When your divorce includes a business

On Behalf of | Oct 13, 2021 | Divorce |

Understanding the value of a business during a divorce helps you to bargain for your fair share. Spouses who run a business together have an asset that’s considered community property. Community property covers all the things you gained during marriage. Dividing shared business assets up in Florida calls for a few questions to be answered.

How much is the business worth?

During a divorce, valuing a business is not as easy as simply adding its assets together. One spouse, in an attempt to own the business, might buy the other spouse out, but that price is likely to be exaggerated. To inflate their valuation, business owners might even commit forgery in order to retain a larger business share. This is why a fair market price is first necessary. Fair market pricing helps both spouses to avoid valuing their business emotionally.

As for appraisers, an investment banker is an option you have. Likewise, a professional business appraiser is qualified to give you an accurate valuation. That valuation is necessary before you and your spouse can bring your divorce to court. Just keep in mind that every business industry is different, so there’s no one-size-fits-all formula for valuation. It takes time and will require you to produce documents, receipts or bank statements.

Is there inequitable participation?

Legally, two people can own one business although only one person actually does the work. In these cases, spouses who put tremendous effort into a business can seek a higher share of their business. This is especially true when this spouse has proof of the hours, money and energy they’ve invested.

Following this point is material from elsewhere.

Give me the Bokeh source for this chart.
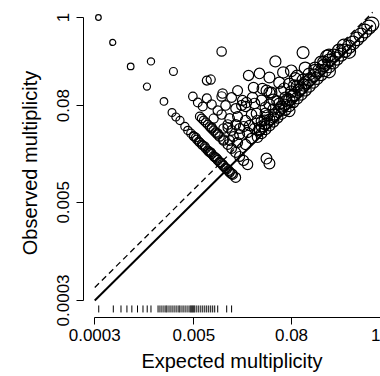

During a divorce, the inequitable participation of one spouse is oftentimes accounted for if their business gets sold.

The benefits of an accurate valuation

Experience shows that an amicable settlement during a divorce is more likely when any business involved is first valued. Both spouses might even learn new things about the business. The information they receive often eliminates unfair claims, leaving both parties to come to a reasonable agreement.